At a Wilkes meeting in June more than 100 people showed up, many of them from McGuire Point. They complained that such an operation would generate unacceptable levels of noise, smells and rodents close to residences, and that it would interfere with what is now a natural area. They were unimpressed when Cedar Grove representatives said that the wastes would be kept covered until all smell was gone, that the operation would meet city noise standards for residential areas, and that they would enhance public trails and wildlife habitat.

Foland says the decision to abandon the site was due to “a combination of factors, not just the houseboat people or the public process.” She says Cedar Grove will continue to seek sites for their operation (they planned to operate at three small sites), and that it is even conceivable that they would select one in Wilkes.

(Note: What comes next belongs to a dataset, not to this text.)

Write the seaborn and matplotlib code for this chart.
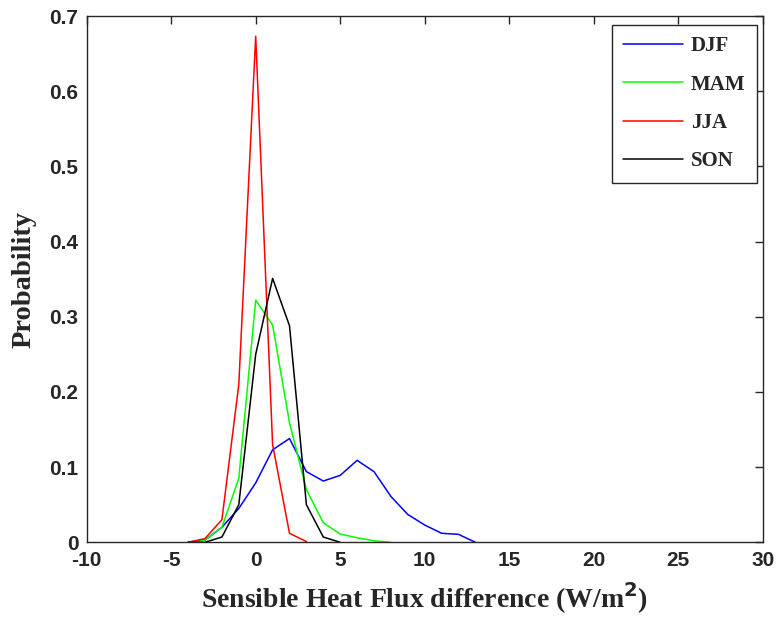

The company has already looked at “many other sites,” she says, but they’ve “never gone as far down the road with any other piece of property” as they did with the Marine Drive site. In general, they have found the Portland siting process to be more difficult than they anticipated. “We hoped to be breaking ground by now,” Foland says.

Monn, who conducted the July meeting, showed anger at the McGuire Point reaction and sometimes clashed with speakers. Regarding Cedar Grove’s withdrawal he says, “It’s unfortunate for the Wilkes Community Group. This would have been good for Portland. It’s a shame that a few high-powered people can ruin something good.”